I've been labouring over a drawing for a few weeks, battling valiantly against my failing body. My skin is falling off, especially on my palms, and I'm having to run to the loo every half hour. I feel like the walking dead and thinking and drawing is difficult. Just holding a pen hurts! But it's all making for an intense experience. I feel like I'm time travelling. Around this time 11 years ago I was finishing my first year of art school. I felt inspired and hopeful for the first time in many years. I had begun a foundation course in 1990 aged 20 but had to drop out after suffering some kind of breakdown. But now it was 2011, I'd turned 40 and I was feeling grounded and ready to create some seriously groovy shit. It was at this time of year, spring 2011, that I finished my first work--a large pencil drawing of the tenfoot (a Hull term for back alley) that ran behind my childhood home on Fairfax Avenue here in Hull. I set a series of prehistoric monoliths outside of the main image and I was really happy with it. But the drawing has been damaged over the years and this month I decided to make another one, this time in ink and on decent cartridge paper (the original was on wallpaper). So that's what I'm doing at the moment. I'm literally burning the midnight oil as it has to be finished in a few days to be framed in time for entry into the Ropewalk gallery's open exhibition.

Above: the state of my hands over the past couple of weeks!

There's a little insect that seems to appear on my paper each night, keeping me company and enjoying the warmth of the lamp. It sounds ridiculous but I keep imagining there's a connection between us. Maybe it's the spirit of one of my ancestors come to say hi. It feels strange to be working on this same piece 11 years later. Has my work really progressed in these past 11 years? What have I achieved? Is it a case of "back to square one"? That's difficult to quantify. I do feel older, more battered and slightly less hopeful. But the drawing is rooted in so many decades-old ideas and interests of mine that it doesn't matter. At this point in my life nothing really matters. It all feels like someone else's dream. I'm not quite sure what the work was about but there's definitely a bit of nostalgia there for a distant golden age. I even feel nostalgic now for that period 11 years ago when I was working on the original drawing.

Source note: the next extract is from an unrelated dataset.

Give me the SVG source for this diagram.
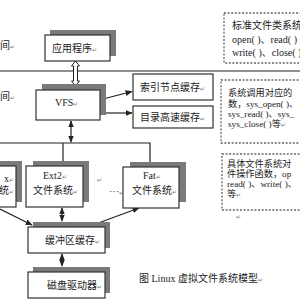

In the art world nostalgia is deeply uncool--all the more reason to use it. But there's a lot more to this piece. The stones represent a time completely lost to us, and their purpose will always remain a mystery. We understand the Romans, the Saxons, the Normans, the Elizabethans. Hell, they might have made tenfoots to facilitate rear access to their properties. But the monoliths defy reason--they serve no practical purpose. Their purpose stands outside of both time and reason, the same way they're represented in my drawing.